- Data scraping is a technique in which a computer program extracts data from human-readable output coming from another program.
- Web scraping is a powerful data sourcing technique that leverages tools and frameworks to scrape data from the public domain.
- The scraped data can be aggregated and transformed into the meaning format and loaded into any database in a structured format.
- Web scraping can be done using custom programming or by leveraging many tools.
- Web scraping is a powerful data extraction mechanism that will accelerate your data journey to annotate them for better grouping, build a cognitive intelligence layer on top of it using AI & Machine Learning and leverage data visualization tools for better insights.
Top 5 Tools:
Import.io – Import.io enables any organization to gain intelligence, efficiencies, and competitive advantages from the vast amount of data on the web.

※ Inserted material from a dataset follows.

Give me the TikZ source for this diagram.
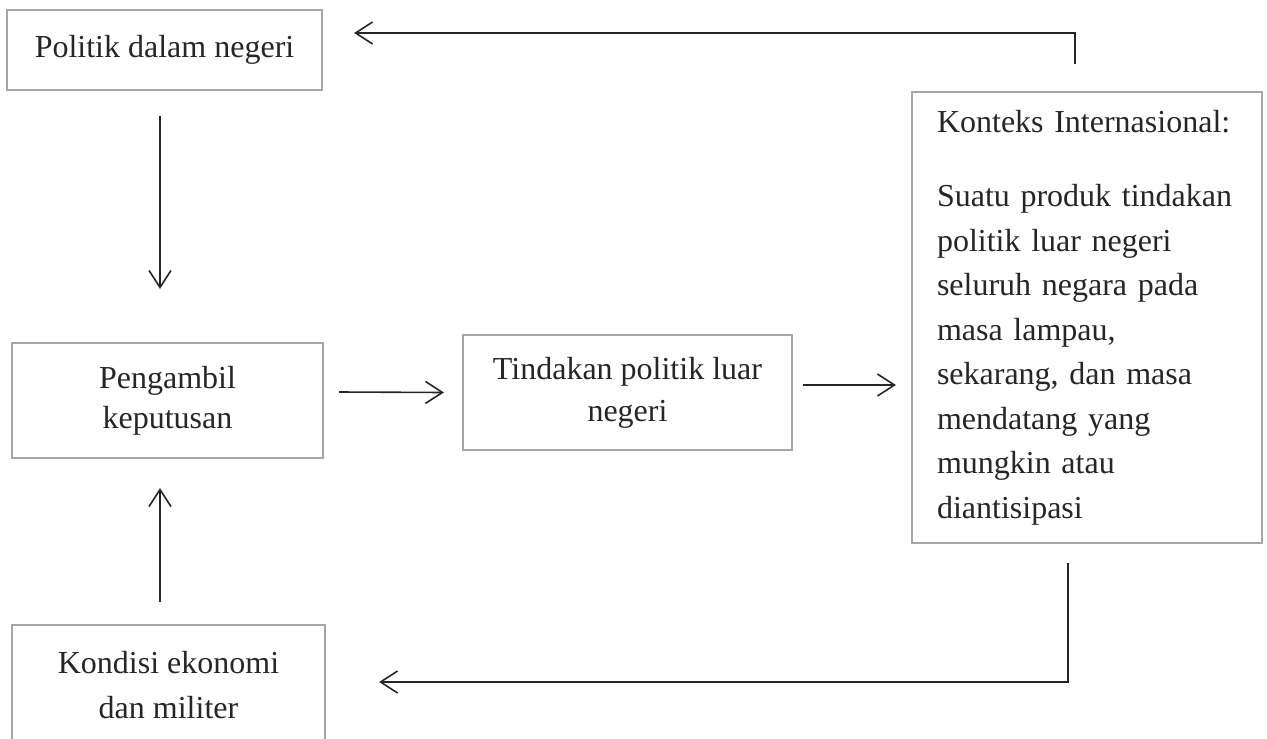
\documentclass[tikz,border=0pt]{standalone}
\usepackage{fontspec}
\setmainfont{Liberation Serif}
\usetikzlibrary{arrows.meta,calc}
\begin{document}
\begin{tikzpicture}[x=0.5pt,y=-0.5pt,
  box/.style={draw=black!35, line width=1.1pt, fill=white, align=center,
    text=black!85, font=\fontsize{16}{20}\selectfont, inner sep=0pt},
  arr/.style={draw=black!85, line width=0.8pt,
    -{Straight Barb[length=8.5pt,width=11pt]}}]
\useasboundingbox (0,0) rectangle (1267,738);
\node[box, minimum width=157.5pt, minimum height=40pt] (pdn) at (164.5,50) {Politik dalam negeri};
\node[box, minimum width=155.5pt, minimum height=57.5pt] (pk) at (167.5,400.5) {Pengambil\\keputusan};
\node[box, minimum width=156.5pt, minimum height=60pt, font=\fontsize{16}{22.5}\selectfont] (kem) at (168.5,685) {Kondisi ekonomi\\dan militer};
\node[box, minimum width=164.5pt, minimum height=57.5pt, font=\fontsize{16}{21}\selectfont] (tpl) at (627.5,392.5) {Tindakan politik luar\\negeri};
\node[box, text width=150pt, inner xsep=12.5pt, minimum height=225.5pt, align=left,
  font=\fontsize{16}{22.25}\selectfont] (ki) at (1087,317.5)
  {Konteks Internasional:\\[15pt]
   Suatu produk tindakan\\
   politik luar negeri\\
   seluruh negara pada\\
   masa lampau,\\
   sekarang, dan masa\\
   mendatang yang\\
   mungkin atau\\
   diantisipasi};
\draw[arr] ([xshift=-2.25pt,yshift=-12.5pt]pdn.south) -- ([xshift=-3.75pt,yshift=26.5pt]pk.north);
\draw[arr] ([xshift=-4.25pt,yshift=11pt]kem.north) -- ([xshift=-3.75pt,yshift=-14.5pt]pk.south);
\draw[arr] ([xshift=7.5pt,yshift=4.25pt]pk.east) -- ([xshift=-9pt]tpl.west);
\draw[arr] ([xshift=5pt,yshift=3.75pt]tpl.east) -- ([xshift=-7.5pt,yshift=-33.75pt]ki.west);
\draw[arr] ([xshift=-6pt,yshift=13.5pt]ki.north) |- ([xshift=15.5pt,yshift=8.5pt]pdn.east);
\draw[arr] ([xshift=-9.5pt,yshift=-9.5pt]ki.south) |- ([xshift=26.5pt,yshift=1.5pt]kem.east);
\end{tikzpicture}
\end{document}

This web scraping tool helps you to form your datasets by importing the data from a specific web page and exporting the data to CSV. It is one of the best data scraping tools which allows you to Integrate data into applications using APIs and webhooks.
Saivi – Saivi is a comprehensive offering that covers end to end data-related services that can help you all the way from sourcing to visualization!
Saivi offers custom solutions in each of the 4 stages such as Data Scraping, Data Labelling, Data Visualization, and Leveraging Artificial intelligence & ML to accelerate your digital journey the realize the power of new oil (The Data).
ParseHub – ParseHub is a free and powerful web scraping tool. With their advanced web scraper, extracting data is as easy as clicking on the data you need.
Parsehub is also nice in that it provides desktop clients for Windows, Mac OS, and Linux, so you can use them from your computer no matter what system you’re running.
Diffbot – Diffbot allows you to get various types of useful data from the web without the hassle. You don’t need to pay the expense of costly web scraping or doing manual research.
Diffbot is different from most page scraping tools out there in that it uses computer vision (instead of HTML parsing) to identify relevant information on a page.
Scrapy – Scrapy is a web scraping library for Python developers looking to build scalable web crawlers. It’s a full-on web crawling framework that handles all the plumbing that makes building web crawlers difficult.
Scrapy is an open-source and collaborative framework for extracting the data you need from websites.